Among the survivors is Thomas (Benoit Magimel), a financier, who was celebrating his birthday on that fateful evening. A relationship develops between Thomas and Mia. But Mia is haunted by the memory of an African man (Amadou Mbow) who held her hand before she blacked out. She needs to find him. No simple task as he is an immigrant whose employment status as a kitchen worker was dubious. Mia’s life therefore straddles in Paris the world of white entitlement and black immigrant survival. The ambience of one is of plenty in comfortable surroundings, while the other is of scrimping in municipal non-descript housing. Winocour shows the easy confidence of one and the hand-to-mouth existence of the other. Yet it is the terrorist attack that brings these worlds together for Mia. All this plays out against occasional aerial views of Paris which reminds you of how lovely Paris is as a city.

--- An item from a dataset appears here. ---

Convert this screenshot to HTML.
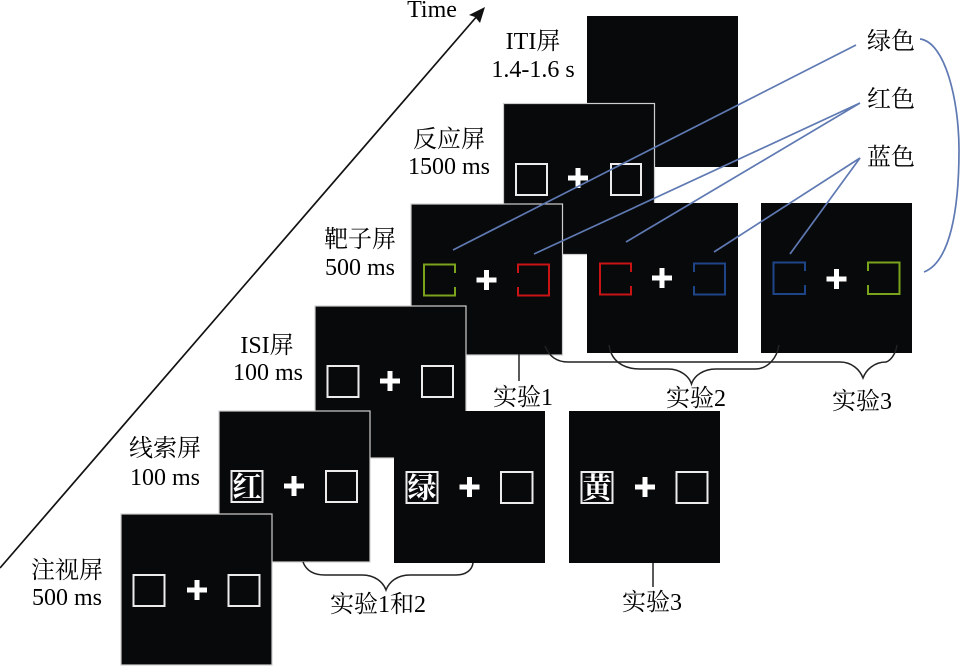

Winocour has made a film which shows some of the constant pain, both physical and mental, that a terrorist attack creates for victims. The frequent use of flashbacks of what happened in the restaurant before and during the attack gives some idea of how the traumatic events haunt Mia’s existence. But she as a white middle-class resident of Paris has the support of the self-help group. The African immigrant has no such luck.

It’s a thoughtful and insightful look at a terrorist attack and its aftermath. There are moments of great tension and it all seems frighteningly realistic apart from the odd moment. It captures the joys of a comfortable life in Paris and the challenges of those who are excluded. It is this mixture which gives the film its strength and which makes it worth seeing.